Entre as propostas de alteração que vão sendo lançadas para o debate público por alguns políticos do Partido Republicano, e pelo próprio Presidente Trump, estão o reforço do sistema de pedidos de informação ao FBI sobre potenciais compradores de armas; o aumento da idade mínima para a compra de armas dos 18 para os 21 anos; e a proibição da venda de dispositivos que aumentam o poder de fogo das armas semiautomáticas, como a que foi usada pelo atirador Nikolas Cruz na semana passada.

Mas as duas últimas medidas levariam a NRA a abrir a sua larga bolsa para patrocinar processos nos tribunais – desde logo, a ideia de se proibir o acesso à compra de armas a cidadãos americanos com idade para combaterem numa guerra seria uma boa candidata. E a proibição da venda de dispositivos que aumentam o poder de fogo de algumas armas já foi estudada pela Administração Obama: a agência que fiscaliza a veda de armas concluiu que só o Congresso tem autoridade para tocar nessa questão, e se há coisa em que o Congresso não se entende é nas leis de controlo de armas.

Espremendo as propostas avançadas até agora pela Casa Branca e por alguns congressistas do Partido Republicano, conclui-se que a NRA continua sem grandes razões para se preocupar: armar e treinar professores e reforçar os chamados background checks são medidas apoiadas pelo lobby das armas; mexer na idade mínima para a compra de armas e na proibição de acessórios são medidas que dificilmente passam no Congresso – e, se passarem, são candidatas a serem contestadas em tribunal ano após ano.

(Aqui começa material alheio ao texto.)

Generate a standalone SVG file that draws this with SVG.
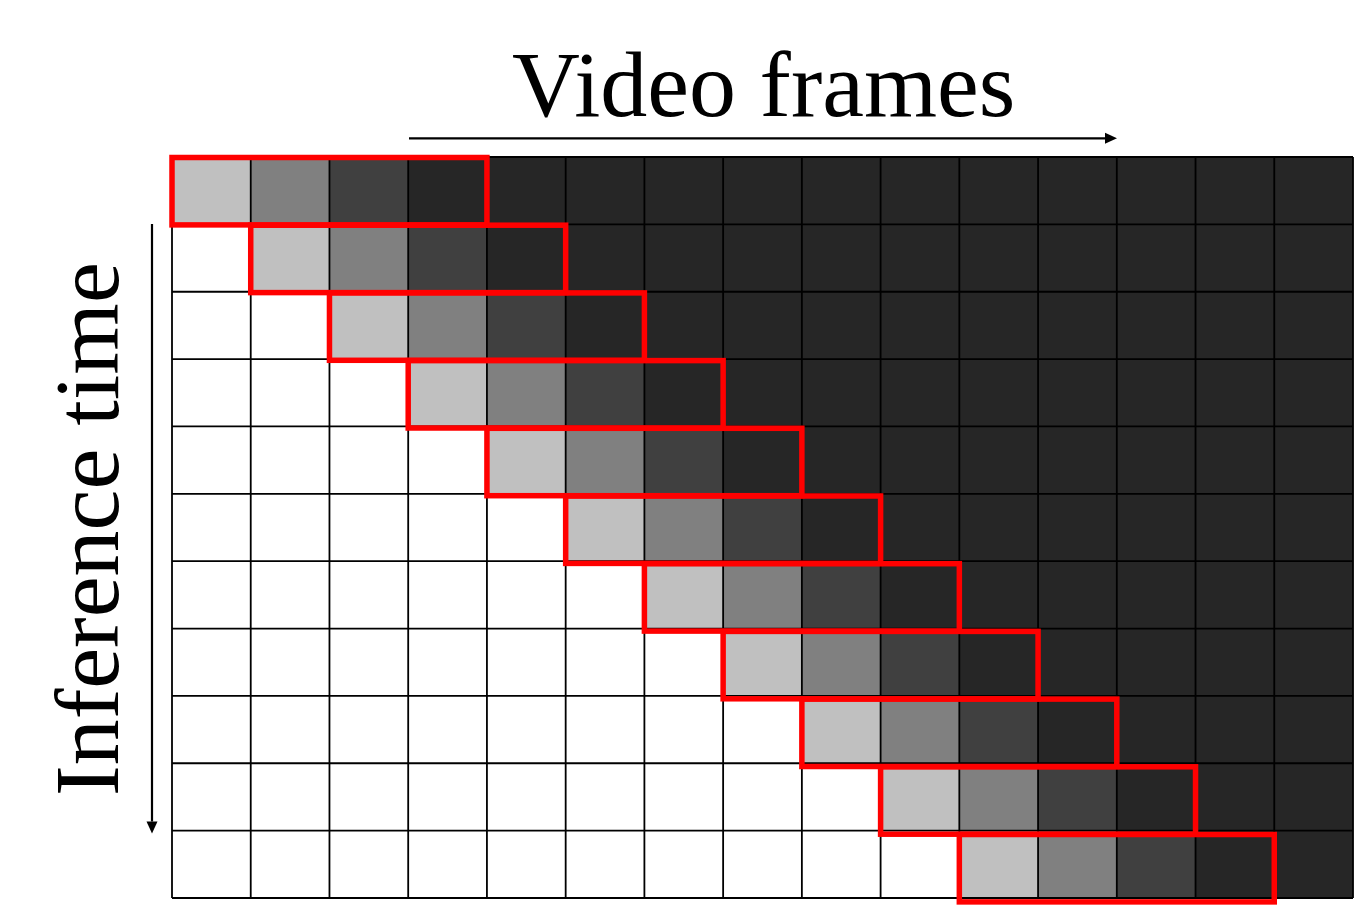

É neste ponto que está o debate sobre a questão das armas nos EUA. De um lado, um sector minoritário, mas muito influente, onde se juntam fervorosos defensores da Segunda Emenda da Constituição americana, adeptos do tiro e da caça, e a indústria das armas, proprietários da esmagadora maioria dos mais de 300 milhões de armas no país; do outro lado, uma maioria que ainda não encontrou a fórmula certa para pressionar o Congresso a fazer as mudanças que exige durante os habituais protestos que se seguem a mais um tiroteio em escolas, em salas de cinema, em discotecas, em concertos.

Apesar de o debate sobre o controlo das armas ter regressado em força nos últimos dias – em grande parte graças à insistência dos alunos da escola secundária da Florida onde foram mortas 17 pessoas na semana passada –, as pessoas que lidam todos os dias com o tema continuam a desconfiar que a discussão vai desaparecer, como sempre, para regressar com o próximo tiroteio.

Uma dessas pessoas é Mark Barden, pai de Daniel, uma das crianças de sete anos que foram mortas a tiro na escola primária de Sandy Hook, há cinco anos. Barden esteve na Casa Branca na quarta-feira, para ouvir o que o Presidente Trump tinha para dizer sobre a melhor abordagem para travar os tiroteios. Tal como já tinha ouvido o que o Presidente Obama tinha para dizer sobre a melhor abordagem para travar os tiroteios.

"Já estive neste edifício muitas vezes, já implorei aos legisladores. Eles só perguntam o que é que podem fazer. Até que decidimos que estava na hora de regressar a casa e tentarmos ser nós a mudar alguma coisa", disse Mark Barden.